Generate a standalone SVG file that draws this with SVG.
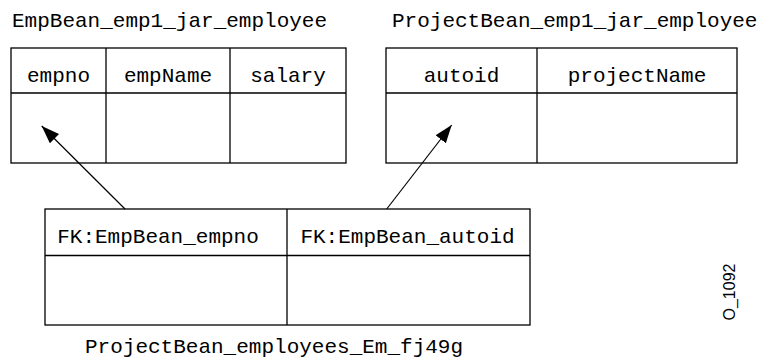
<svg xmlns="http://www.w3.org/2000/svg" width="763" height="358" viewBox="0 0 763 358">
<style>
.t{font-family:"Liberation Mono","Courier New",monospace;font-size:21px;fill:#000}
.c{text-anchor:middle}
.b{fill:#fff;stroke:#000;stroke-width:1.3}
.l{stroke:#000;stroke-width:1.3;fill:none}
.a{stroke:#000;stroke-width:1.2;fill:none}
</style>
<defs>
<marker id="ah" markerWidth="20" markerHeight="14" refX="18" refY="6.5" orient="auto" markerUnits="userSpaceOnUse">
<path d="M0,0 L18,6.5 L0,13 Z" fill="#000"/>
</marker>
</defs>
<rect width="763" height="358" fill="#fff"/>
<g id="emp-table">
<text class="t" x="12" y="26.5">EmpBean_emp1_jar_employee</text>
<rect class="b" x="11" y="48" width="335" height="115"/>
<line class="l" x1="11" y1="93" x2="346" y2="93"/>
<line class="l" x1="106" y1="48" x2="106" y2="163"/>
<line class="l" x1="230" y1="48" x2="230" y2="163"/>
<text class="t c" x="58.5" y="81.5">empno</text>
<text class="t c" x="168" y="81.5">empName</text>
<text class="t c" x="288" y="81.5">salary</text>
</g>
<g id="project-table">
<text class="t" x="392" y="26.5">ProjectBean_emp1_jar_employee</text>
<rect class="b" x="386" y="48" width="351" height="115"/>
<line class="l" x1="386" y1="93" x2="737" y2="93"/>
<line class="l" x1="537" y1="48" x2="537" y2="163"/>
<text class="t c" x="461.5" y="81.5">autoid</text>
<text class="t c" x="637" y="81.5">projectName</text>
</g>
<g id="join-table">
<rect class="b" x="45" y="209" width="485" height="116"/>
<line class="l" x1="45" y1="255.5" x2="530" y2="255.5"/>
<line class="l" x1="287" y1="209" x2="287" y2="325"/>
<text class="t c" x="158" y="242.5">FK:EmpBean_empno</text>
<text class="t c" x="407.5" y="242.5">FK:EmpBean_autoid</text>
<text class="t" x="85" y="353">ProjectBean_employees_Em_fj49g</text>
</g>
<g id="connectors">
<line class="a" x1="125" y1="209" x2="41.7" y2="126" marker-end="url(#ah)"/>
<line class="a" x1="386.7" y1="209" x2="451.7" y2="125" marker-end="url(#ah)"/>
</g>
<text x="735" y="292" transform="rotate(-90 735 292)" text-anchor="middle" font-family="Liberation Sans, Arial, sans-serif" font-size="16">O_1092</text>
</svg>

_ _ _ _

Retype each line of the listing above word for word. Exclude the pictures.

_Answer to the task:_
Generate a standalone SVG file that draws this with SVG.
<svg xmlns="http://www.w3.org/2000/svg" width="763" height="358" viewBox="0 0 763 358">
<style>
.t{font-family:"Liberation Mono","Courier New",monospace;font-size:21px;fill:#000}
.c{text-anchor:middle}
.b{fill:#fff;stroke:#000;stroke-width:1.3}
.l{stroke:#000;stroke-width:1.3;fill:none}
.a{stroke:#000;stroke-width:1.2;fill:none}
</style>
<defs>
<marker id="ah" markerWidth="20" markerHeight="14" refX="18" refY="6.5" orient="auto" markerUnits="userSpaceOnUse">
<path d="M0,0 L18,6.5 L0,13 Z" fill="#000"/>
</marker>
</defs>
<rect width="763" height="358" fill="#fff"/>
<g id="emp-table">
<text class="t" x="12" y="26.5">EmpBean_emp1_jar_employee</text>
<rect class="b" x="11" y="48" width="335" height="115"/>
<line class="l" x1="11" y1="93" x2="346" y2="93"/>
<line class="l" x1="106" y1="48" x2="106" y2="163"/>
<line class="l" x1="230" y1="48" x2="230" y2="163"/>
<text class="t c" x="58.5" y="81.5">empno</text>
<text class="t c" x="168" y="81.5">empName</text>
<text class="t c" x="288" y="81.5">salary</text>
</g>
<g id="project-table">
<text class="t" x="392" y="26.5">ProjectBean_emp1_jar_employee</text>
<rect class="b" x="386" y="48" width="351" height="115"/>
<line class="l" x1="386" y1="93" x2="737" y2="93"/>
<line class="l" x1="537" y1="48" x2="537" y2="163"/>
<text class="t c" x="461.5" y="81.5">autoid</text>
<text class="t c" x="637" y="81.5">projectName</text>
</g>
<g id="join-table">
<rect class="b" x="45" y="209" width="485" height="116"/>
<line class="l" x1="45" y1="255.5" x2="530" y2="255.5"/>
<line class="l" x1="287" y1="209" x2="287" y2="325"/>
<text class="t c" x="158" y="242.5">FK:EmpBean_empno</text>
<text class="t c" x="407.5" y="242.5">FK:EmpBean_autoid</text>
<text class="t" x="85" y="353">ProjectBean_employees_Em_fj49g</text>
</g>
<g id="connectors">
<line class="a" x1="125" y1="209" x2="41.7" y2="126" marker-end="url(#ah)"/>
<line class="a" x1="386.7" y1="209" x2="451.7" y2="125" marker-end="url(#ah)"/>
</g>
<text x="735" y="292" transform="rotate(-90 735 292)" text-anchor="middle" font-family="Liberation Sans, Arial, sans-serif" font-size="16">O_1092</text>
</svg>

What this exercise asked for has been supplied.